The CAPTCHA Solution
There are many ways to prevent spoofing the user-account creation process. This article discusses a technique called "word-verification technology" and the pros and cons of implementing it in your applications. Popular sites such as Yahoo and MSN Hotmail implement it in their applications to help reduce spam originating from their mail domain accounts. Yahoo's word-verification technology, called the "CAPTCHA Project" was developed with Carnegie Mellon University.
A
captcha is a technique for differentiating humans from machines. A captcha method presents a problem that's relatively easy for humans to solve, but difficult or impossible for computers to solve at this time. One common captcha method presents users with an image containing some embedded text. Users must decipher the text and enter that along with the submitted login or user-account creation form. For example,
Figure 1 shows a sample captcha image
 | |
| Figure 1. Sample Captcha Image: The image contains a humanly-readable randomized mixture of capital and lower-case letters obfuscated by the patterned background and some additional lines that help to make it difficult for non-human text-recognition schemes to read the text accurately. |
A human can easily read "PVHKf" from the image in
Figure 1, but it's far more difficult for a machine to read the letters. For a machine to successfully decipher the text, it would need to read the characters using an optical character recognition (OCR) engine. While OCR engines are becoming increasingly accurate, they're still easily stymied by colored or patterned backgrounds, and/or extraneous lines or dots mixed in with the letters. You can use the difference in machine/human reading capability to your advantage by presenting text that you know is difficult for OCR engines to read, giving you a modicum of assurance that the request for a new account or a login comes from a human user rather than a machine.

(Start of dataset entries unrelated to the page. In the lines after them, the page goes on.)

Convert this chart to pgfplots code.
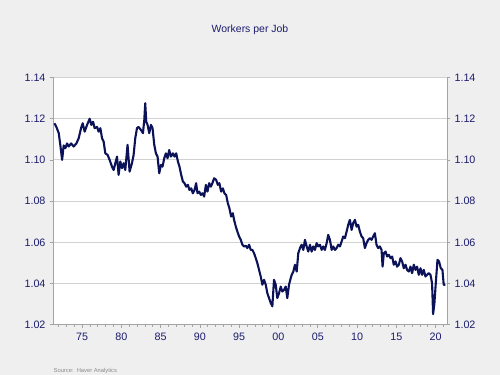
\documentclass[border=0pt]{standalone}
\usepackage{pgfplots}
\pgfplotsset{compat=1.18}
\usepackage{fontspec}
\setmainfont{Liberation Sans}
\definecolor{navyline}{HTML}{0B1258}
\definecolor{navytext}{HTML}{1C1C6E}
\definecolor{bg}{HTML}{EFEFEF}
\definecolor{gridc}{HTML}{D2D2D2}
\definecolor{axc}{HTML}{A4A4A4}
\definecolor{srcc}{HTML}{8A8A8A}
\pgfplotstableread{
x y
1971.48 1.1178
1971.73 1.1160
1972.03 1.1130
1972.24 1.1070
1972.46 1.1000
1972.66 1.1070
1972.88 1.1057
1973.09 1.1080
1973.30 1.1065
1973.60 1.1080
1973.93 1.1065
1974.28 1.1080
1974.57 1.1105
1974.87 1.1154
1975.08 1.1178
1975.33 1.1137
1975.64 1.1170
1975.97 1.1200
1976.18 1.1170
1976.40 1.1185
1976.60 1.1154
1976.91 1.1160
1977.11 1.1137
1977.33 1.1154
1977.54 1.1105
1977.74 1.1090
1977.96 1.1032
1978.25 1.1024
1978.51 1.1000
1978.81 1.0967
1979.02 1.0951
1979.23 1.0984
1979.45 1.1016
1979.65 1.0927
1979.87 1.0992
1980.08 1.0960
1980.29 1.0984
1980.50 1.0951
1980.79 1.1073
1981.05 1.0943
1981.35 1.0984
1981.56 1.1024
1981.77 1.1105
1981.99 1.1154
1982.19 1.1160
1982.50 1.1145
1982.75 1.1130
1982.92 1.1194
1983.04 1.1275
1983.17 1.1185
1983.34 1.1170
1983.55 1.1130
1983.77 1.1170
1983.97 1.1154
1984.19 1.1073
1984.40 1.1032
1984.61 1.1016
1984.82 1.0935
1985.04 1.0976
1985.24 1.0967
1985.46 1.1008
1985.67 1.1032
1985.88 1.1008
1986.09 1.1048
1986.31 1.1016
1986.56 1.1032
1986.77 1.1016
1986.98 1.1032
1987.20 1.0992
1987.40 1.0967
1987.62 1.0927
1987.83 1.0895
1988.04 1.0887
1988.25 1.0870
1988.47 1.0879
1988.67 1.0854
1988.89 1.0862
1989.10 1.0838
1989.31 1.0854
1989.52 1.0887
1989.69 1.0838
1989.90 1.0846
1990.12 1.0830
1990.32 1.0838
1990.54 1.0822
1990.76 1.0879
1990.96 1.0846
1991.18 1.0887
1991.39 1.0870
1991.59 1.0887
1991.81 1.0911
1992.07 1.0903
1992.28 1.0879
1992.48 1.0887
1992.70 1.0846
1992.92 1.0862
1993.12 1.0838
1993.34 1.0830
1993.55 1.0790
1993.75 1.0766
1993.97 1.0725
1994.19 1.0741
1994.35 1.0709
1994.57 1.0676
1994.77 1.0652
1994.99 1.0628
1995.20 1.0612
1995.41 1.0588
1995.62 1.0580
1995.84 1.0583
1996.04 1.0572
1996.26 1.0588
1996.47 1.0563
1996.68 1.0563
1996.89 1.0547
1997.11 1.0523
1997.31 1.0499
1997.53 1.0466
1997.74 1.0434
1997.95 1.0394
1998.16 1.0418
1998.38 1.0394
1998.58 1.0353
1998.80 1.0329
1999.02 1.0305
1999.22 1.0289
1999.43 1.0418
1999.65 1.0394
1999.85 1.0329
2000.07 1.0353
2000.29 1.0385
2000.49 1.0361
2000.71 1.0369
2000.92 1.0385
2001.12 1.0329
2001.34 1.0394
2001.56 1.0426
2001.68 1.0442
2001.89 1.0458
2002.10 1.0491
2002.32 1.0458
2002.52 1.0547
2002.74 1.0572
2002.95 1.0588
2003.16 1.0563
2003.37 1.0612
2003.59 1.0580
2003.79 1.0555
2004.01 1.0588
2004.22 1.0555
2004.43 1.0580
2004.64 1.0563
2004.86 1.0596
2005.06 1.0580
2005.28 1.0588
2005.50 1.0563
2005.70 1.0580
2005.91 1.0563
2006.13 1.0596
2006.33 1.0636
2006.55 1.0612
2006.77 1.0563
2006.97 1.0580
2007.19 1.0563
2007.40 1.0572
2007.61 1.0588
2007.82 1.0580
2008.04 1.0604
2008.24 1.0628
2008.46 1.0620
2008.67 1.0652
2008.88 1.0685
2009.09 1.0709
2009.31 1.0660
2009.51 1.0693
2009.73 1.0709
2009.94 1.0676
2010.15 1.0685
2010.36 1.0652
2010.58 1.0628
2010.78 1.0620
2011.00 1.0572
2011.21 1.0596
2011.42 1.0612
2011.63 1.0620
2011.85 1.0612
2012.05 1.0628
2012.27 1.0644
2012.48 1.0588
2012.69 1.0572
2012.90 1.0580
2013.12 1.0563
2013.25 1.0482
2013.41 1.0547
2013.63 1.0555
2013.83 1.0531
2014.05 1.0539
2014.26 1.0523
2014.47 1.0531
2014.68 1.0491
2014.90 1.0507
2015.10 1.0482
2015.32 1.0491
2015.53 1.0523
2015.74 1.0507
2015.95 1.0474
2016.17 1.0491
2016.37 1.0466
2016.59 1.0458
2016.80 1.0482
2017.01 1.0450
2017.22 1.0491
2017.44 1.0466
2017.64 1.0482
2017.86 1.0442
2018.08 1.0474
2018.28 1.0442
2018.49 1.0466
2018.71 1.0434
2018.91 1.0442
2019.13 1.0450
2019.35 1.0442
2019.55 1.0401
2019.68 1.0251
2019.85 1.0305
2020.02 1.0401
2020.24 1.0515
2020.44 1.0507
2020.66 1.0474
2020.87 1.0466
2021.03 1.0394
2021.25 1.0394
}\datatable
\begin{document}
\begin{tikzpicture}
\fill[bg] (0bp,0bp) rectangle (500bp,375bp);
\path[use as bounding box] (0bp,0bp) rectangle (500bp,375bp);
\node[navytext, font=\fontsize{10.5}{12}\selectfont] at (250bp,345bp) {Workers per Job};
\node[anchor=west, srcc, font=\fontsize{5.8}{7}\selectfont, inner sep=0pt] at (53.5bp,4bp) {Source:\ \ Haver Analytics};
\pgfplotsset{
  common/.style={
    at={(53bp,50.3bp)}, anchor=south west, scale only axis,
    width=394bp, height=247.2bp,
    xmin=1971.3, xmax=2021.45, ymin=1.02, ymax=1.14,
    ytick={1.02,1.04,1.06,1.08,1.10,1.12,1.14},
    tick align=outside,
    major tick length=3bp, minor tick length=2bp,
    tick style={axc, line width=0.6bp},
    axis line style={axc, line width=1bp},
    /pgf/number format/assume math mode=true,
    yticklabel style={/pgf/number format/.cd, fixed, fixed zerofill, precision=2, /tikz/.cd,
      font=\fontsize{10.8}{12}\selectfont, text=navytext},
    xticklabel style={font=\fontsize{10.8}{12}\selectfont, text=navytext, yshift=-2bp},
  }
}
\begin{axis}[common,
    axis background/.style={fill=white},
    axis x line*=bottom, axis y line*=left,
    ymajorgrids, grid style={gridc, line width=0.8bp},
    xtick={1975,1980,1985,1990,1995,2000,2005,2010,2015,2020},
    xticklabels={75,80,85,90,95,00,05,10,15,20},
    minor xtick={1972,1973,...,2021},
    yticklabel style={anchor=east, xshift=-1bp},
]
\addplot[navyline, line width=2.1bp, line join=round, no marks] table[x=x,y=y] {\datatable};
\end{axis}
\begin{axis}[common,
    axis x line=none, axis y line*=right,
    yticklabel style={anchor=west, xshift=1bp},
]
\end{axis}
\end{tikzpicture}
\end{document}
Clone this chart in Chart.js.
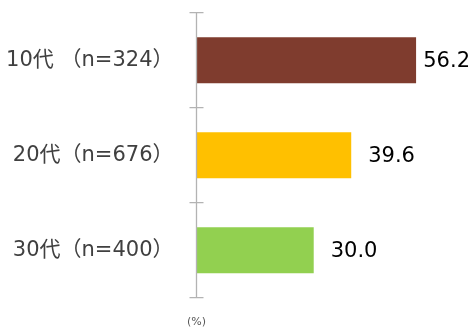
<!DOCTYPE html>
<html>
<head>
<meta charset="utf-8">
<script src="https://cdn.jsdelivr.net/npm/chart.js@4/dist/chart.umd.min.js"></script>
<style>
  html, body { margin: 0; padding: 0; background: #fff; }
  #wrap { width: 471px; height: 328px; position: relative; }
</style>
</head>
<body>
<div id="wrap"><canvas id="ageChart"></canvas></div>
<script>
// chart data
const categories = ['10代 （n=324）', '20代（n=676）', '30代（n=400）'];
const values = [56.2, 39.6, 30.0];
const barColors = ['#7f3c2e', '#ffc000', '#92d050'];
const unitLabel = '(%)';

const fontFamily = '"DejaVu Sans", "Noto Sans CJK JP", sans-serif';

// draws the vertical axis line with tick marks between the bars, and the (%) note
const axisPlugin = {
    id: 'axisLine',
    afterDraw(chart) {
        const ctx = chart.ctx;
        const y = chart.scales.y;
        const x0 = chart.chartArea.left;
        ctx.save();
        ctx.strokeStyle = '#b3b3b3';
        ctx.lineWidth = 1.3;
        ctx.beginPath();
        ctx.moveTo(x0, chart.chartArea.top);
        ctx.lineTo(x0, chart.chartArea.bottom);
        // boundaries between categories
        for (let i = 0; i <= categories.length; i++) {
            const py = y.getPixelForValue(i - 0.5);
            ctx.moveTo(x0 - 7, py);
            ctx.lineTo(x0 + 7, py);
        }
        ctx.stroke();

        ctx.fillStyle = '#595959';
        ctx.font = '11px ' + fontFamily;
        ctx.textAlign = 'center';
        ctx.textBaseline = 'middle';
        ctx.fillText(unitLabel, x0, chart.chartArea.bottom + 24);
        ctx.restore();
    }
};

// value labels to the right of each bar
const valuePlugin = {
    id: 'valueLabels',
    afterDatasetsDraw(chart) {
        const ctx = chart.ctx;
        const meta = chart.getDatasetMeta(0);
        ctx.save();
        ctx.font = '21px ' + fontFamily;
        ctx.fillStyle = '#000';
        ctx.textAlign = 'left';
        ctx.textBaseline = 'middle';
        meta.data.forEach((bar, i) => {
            const txt = values[i].toFixed(1);
            const w = ctx.measureText(txt).width;
            // keep the label inside the canvas if the bar is long
            const tx = Math.min(bar.x + 17, chart.width - 1 - w);
            ctx.fillText(txt, tx, bar.y + 1);
        });
        ctx.restore();
    }
};

new Chart(document.getElementById('ageChart'), {
    type: 'bar',
    data: {
        labels: categories,
        datasets: [{
            data: values,
            backgroundColor: barColors,
            borderWidth: 0,
            categoryPercentage: 1,
            barPercentage: 0.484
        }]
    },
    options: {
        indexAxis: 'y',
        responsive: true,
        maintainAspectRatio: false,
        animation: false,
        layout: { padding: { top: 12.7, bottom: 30.3, right: 1, left: 0 } },
        plugins: {
            legend: { display: false },
            tooltip: { enabled: false }
        },
        scales: {
            x: {
                display: false,
                min: 0,
                max: 70
            },
            y: {
                grid: { display: false },
                border: { display: false },
                ticks: {
                    color: '#404040',
                    padding: 15,
                    font: { size: 21, family: fontFamily }
                },
                afterFit(scale) {
                    // fixed axis position, no extra vertical padding from the labels
                    scale.width = 196.5;
                    scale.paddingTop = 0;
                    scale.paddingBottom = 0;
                }
            }
        }
    },
    plugins: [axisPlugin, valuePlugin]
});
</script>
</body>
</html>
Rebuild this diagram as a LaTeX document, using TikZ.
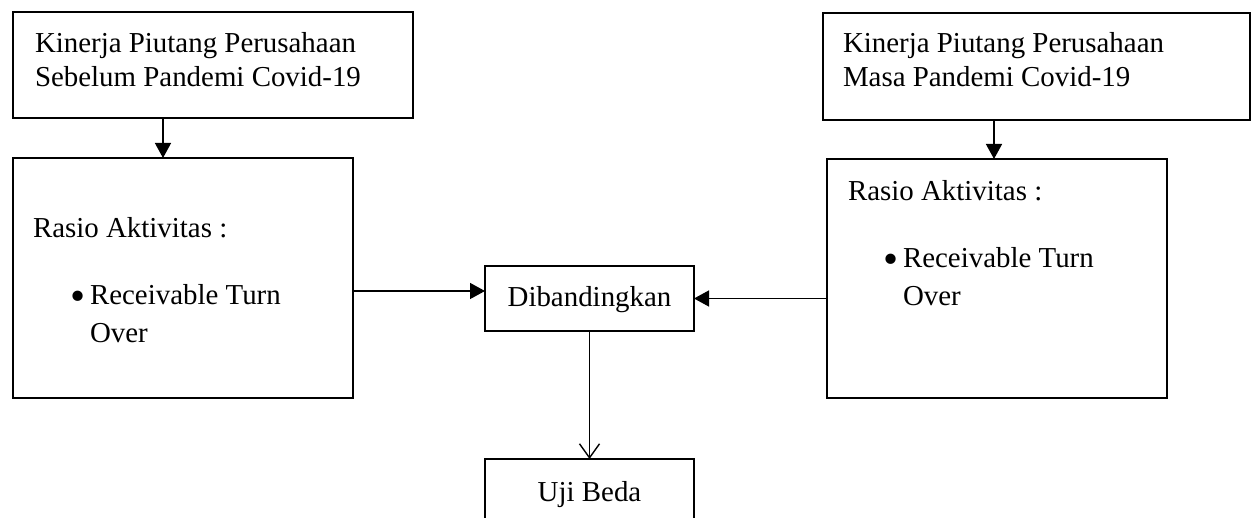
\documentclass[tikz,border=0pt]{standalone}
\usepackage{fontspec}
\setmainfont{Liberation Serif}
\usetikzlibrary{arrows.meta}
\begin{document}
\begin{tikzpicture}[x=1pt,y=-1pt,
  box/.style={draw, line width=1.4pt, rectangle, inner sep=0pt, outer sep=0pt, anchor=north west},
  txt/.style={inner sep=0pt, outer sep=0pt, anchor=base west, font=\fontsize{28.9}{33}\selectfont},
  ctxt/.style={txt, anchor=base},
  bul/.style={inner sep=0pt, outer sep=0pt, anchor=center, font=\fontsize{43}{43}\selectfont},
  conn/.style={line width=1.4pt, -{Triangle[length=15pt,width=16pt]}},
  openconn/.style={line width=1.4pt, -{Straight Barb[length=14pt,width=20pt,line width=1.4pt]}}]
\clip (0,0) rectangle (1258,518);
\fill[white] (0,0) rectangle (1258,518);
% boxes
\node[box, minimum width=400pt, minimum height=106pt] (A) at (13,12) {};
\node[box, minimum width=427pt, minimum height=107pt] (B) at (823,13) {};
\node[box, minimum width=340pt, minimum height=240pt] (C) at (13,158) {};
\node[box, minimum width=340pt, minimum height=239pt] (D) at (827,159) {};
\node[box, minimum width=209pt, minimum height=65pt] (Dib) at (485,266) {};
\node[box, minimum width=209pt, minimum height=90pt] (Uji) at (485,459) {};
% texts
\node[txt] (a1) at (35,53) {Kinerja Piutang Perusahaan};
\node[txt] (a2) at (35,87) {Sebelum Pandemi Covid-19};
\node[txt] (b1) at (843,53) {Kinerja Piutang Perusahaan};
\node[txt] (b2) at (843,87) {Masa Pandemi Covid-19};
\node[txt] (c1) at (33,238) {Rasio Aktivitas :};
\node[bul] (c2) at (78.5,301) {•};
\node[txt] (c3) at (90,305) {Receivable Turn};
\node[txt] (c4) at (90,343) {Over};
\node[txt] (d1) at (848,201) {Rasio Aktivitas :};
\node[bul] (d2) at (891.5,264) {•};
\node[txt] (d3) at (903,268) {Receivable Turn};
\node[txt] (d4) at (903,306) {Over};
\node[ctxt] (dt) at (589.5,307) {Dibandingkan};
\node[ctxt] (ut) at (589.5,501) {Uji Beda};
% connectors
\draw[conn] ([xshift=150pt]A.south west) -- ([xshift=150pt]C.north west);
\draw[conn] ([xshift=171pt]B.south west) -- ([xshift=167pt]D.north west);
\draw[conn] ([yshift=-13pt]C.east) -- ([yshift=-13pt]C.east -| Dib.west);
\draw[conn] ([yshift=-20pt]D.west) -- ([yshift=-20pt]D.west -| Dib.east);
\draw[openconn] (Dib.south) -- (Uji.north);
\end{tikzpicture}
\end{document}
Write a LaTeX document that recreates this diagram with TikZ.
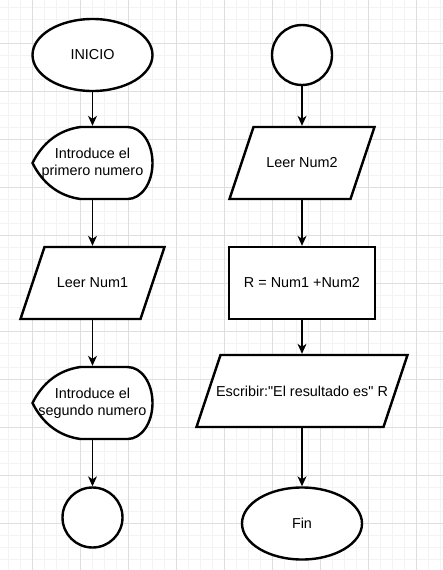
\documentclass[tikz,border=0pt]{standalone}
\usepackage{fontspec}
\setmainfont{Liberation Sans}[Ligatures=TeXOff]
\usetikzlibrary{shapes.geometric,arrows.meta}

\definecolor{gridminor}{HTML}{F3F3F3}
\definecolor{gridmajor}{HTML}{DEDEDE}

\pgfdeclarelayer{gridlayer}
\pgfdeclarelayer{outlinelayer}
\pgfsetlayers{gridlayer,outlinelayer,main}

\begin{document}
\begin{tikzpicture}[x=1pt,y=-1pt,
  font=\fontsize{14.4pt}{17.3pt}\selectfont,
  shapeline/.style={draw=black,line width=2.4pt,fill=white},
  terminal/.style={ellipse,shapeline,minimum width=120pt,minimum height=72pt,inner sep=0pt,outer sep=0pt},
  connector/.style={circle,shapeline,minimum size=60pt,inner sep=0pt,outer sep=0pt},
  process/.style={rectangle,shapeline,minimum width=144pt,minimum height=72pt,inner sep=0pt,outer sep=0pt},
  iobox/.style={rectangle,minimum height=72pt,inner sep=0pt,outer sep=0pt},
  displaybox/.style={rectangle,minimum width=120pt,minimum height=72pt,inner sep=0pt,outer sep=0pt,align=center},
  flow/.style={line width=1.2pt,shorten >=1.2pt,-{Stealth[length=10pt,width=9pt,inset=3pt]}},
  minorgrid/.style={line width=1pt,gridminor},
  majorgrid/.style={line width=1pt,gridmajor}]

\useasboundingbox (0,0) rectangle (443,570);

% grid
\begin{pgfonlayer}{gridlayer}
\fill[white] (0,0) rectangle (443,570);
\foreach \x in {8.3,20.3,...,443} \draw[minorgrid] (\x,0) -- (\x,570);
\foreach \y in {7,19,...,570} \draw[minorgrid] (0,\y) -- (443,\y);
\foreach \x in {32.3,80.3,...,443} \draw[majorgrid] (\x,0) -- (\x,570);
\foreach \y in {43,91,...,570} \draw[majorgrid] (0,\y) -- (443,\y);
\end{pgfonlayer}

% left column
\node[terminal] (inicio) at (92.5,55) {INICIO};
\node[displaybox] (intro1) at (92.5,163) {Introduce el\\primero numero};
\node[iobox,minimum width=144pt] (leer1) at (92.5,283) {Leer Num1};
\node[displaybox] (intro2) at (92.5,403) {Introduce el\\segundo numero};
\node[connector] (con1) at (92.5,517.5) {};

% right column
\node[connector] (con2) at (302,55) {};
\node[iobox,minimum width=145pt] (leer2) at (302,163) {Leer Num2};
\node[process,minimum width=146pt] (calc) at (302,283) {R = Num1 +Num2};
\node[iobox,minimum width=211pt] (escribir) at (302,391) {Escribir:"El resultado es" R};
\node[terminal] (fin) at (302,523.5) {Fin};

\begin{pgfonlayer}{outlinelayer}
\foreach \n in {intro1,intro2}
  \draw[shapeline] (\n.west) .. controls +(10,-20) and +(-22,3) .. ([xshift=48pt]\n.north west)
    -- ([xshift=-25pt]\n.north east) .. controls +(14,0) and +(0,-20) .. (\n.east)
    .. controls +(0,20) and +(14,0) .. ([xshift=-25pt]\n.south east)
    -- ([xshift=48pt]\n.south west) .. controls +(-22,-3) and +(10,20) .. (\n.west) -- cycle;
\foreach \n in {leer1,leer2,escribir}
  \draw[shapeline] ([xshift=24pt]\n.north west) -- (\n.north east)
    -- ([xshift=-24pt]\n.south east) -- (\n.south west) -- cycle;
\end{pgfonlayer}

\draw[flow] (inicio) -- (intro1);
\draw[flow] (intro1) -- (leer1);
\draw[flow] (leer1) -- (intro2);
\draw[flow] (intro2) -- (con1);

\draw[flow] (con2) -- (leer2);
\draw[flow] (leer2) -- (calc);
\draw[flow] (calc) -- (escribir);
\draw[flow] (escribir) -- (fin);

\end{tikzpicture}
\end{document}
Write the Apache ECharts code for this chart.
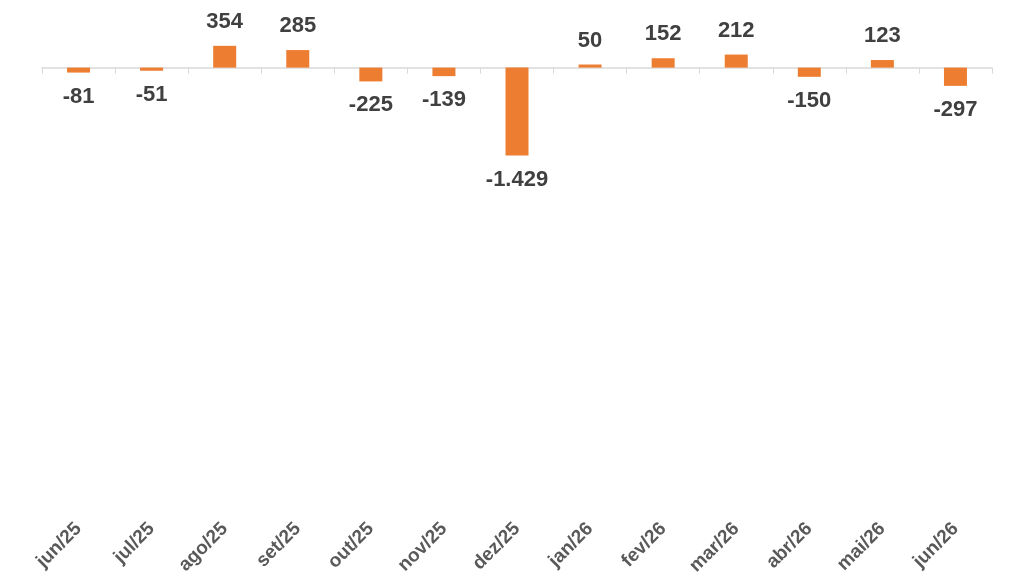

It's worth noting that no captcha yet devised is completely hack-proof. OCR technologies have evolved and advanced to the point where a concerted attack can break captcha techniques. Particularly, simple text-obfuscation techniques are subject to sophisticated attacks that use OCR to scan the captchas and successfully read the characters inside the image. In response, you can make the captchas more difficult to read by obscuring the text with even more random arcs, lines, or background patterns; however, if you overdo it deciphering the text becomes a challenge and a chore for legitimate users.
Fortunately, OCR-based attacks aren't yet either perfect or common, so the word-verification technique discussed here probably offers sufficient protection to deter all but the most determined attackers.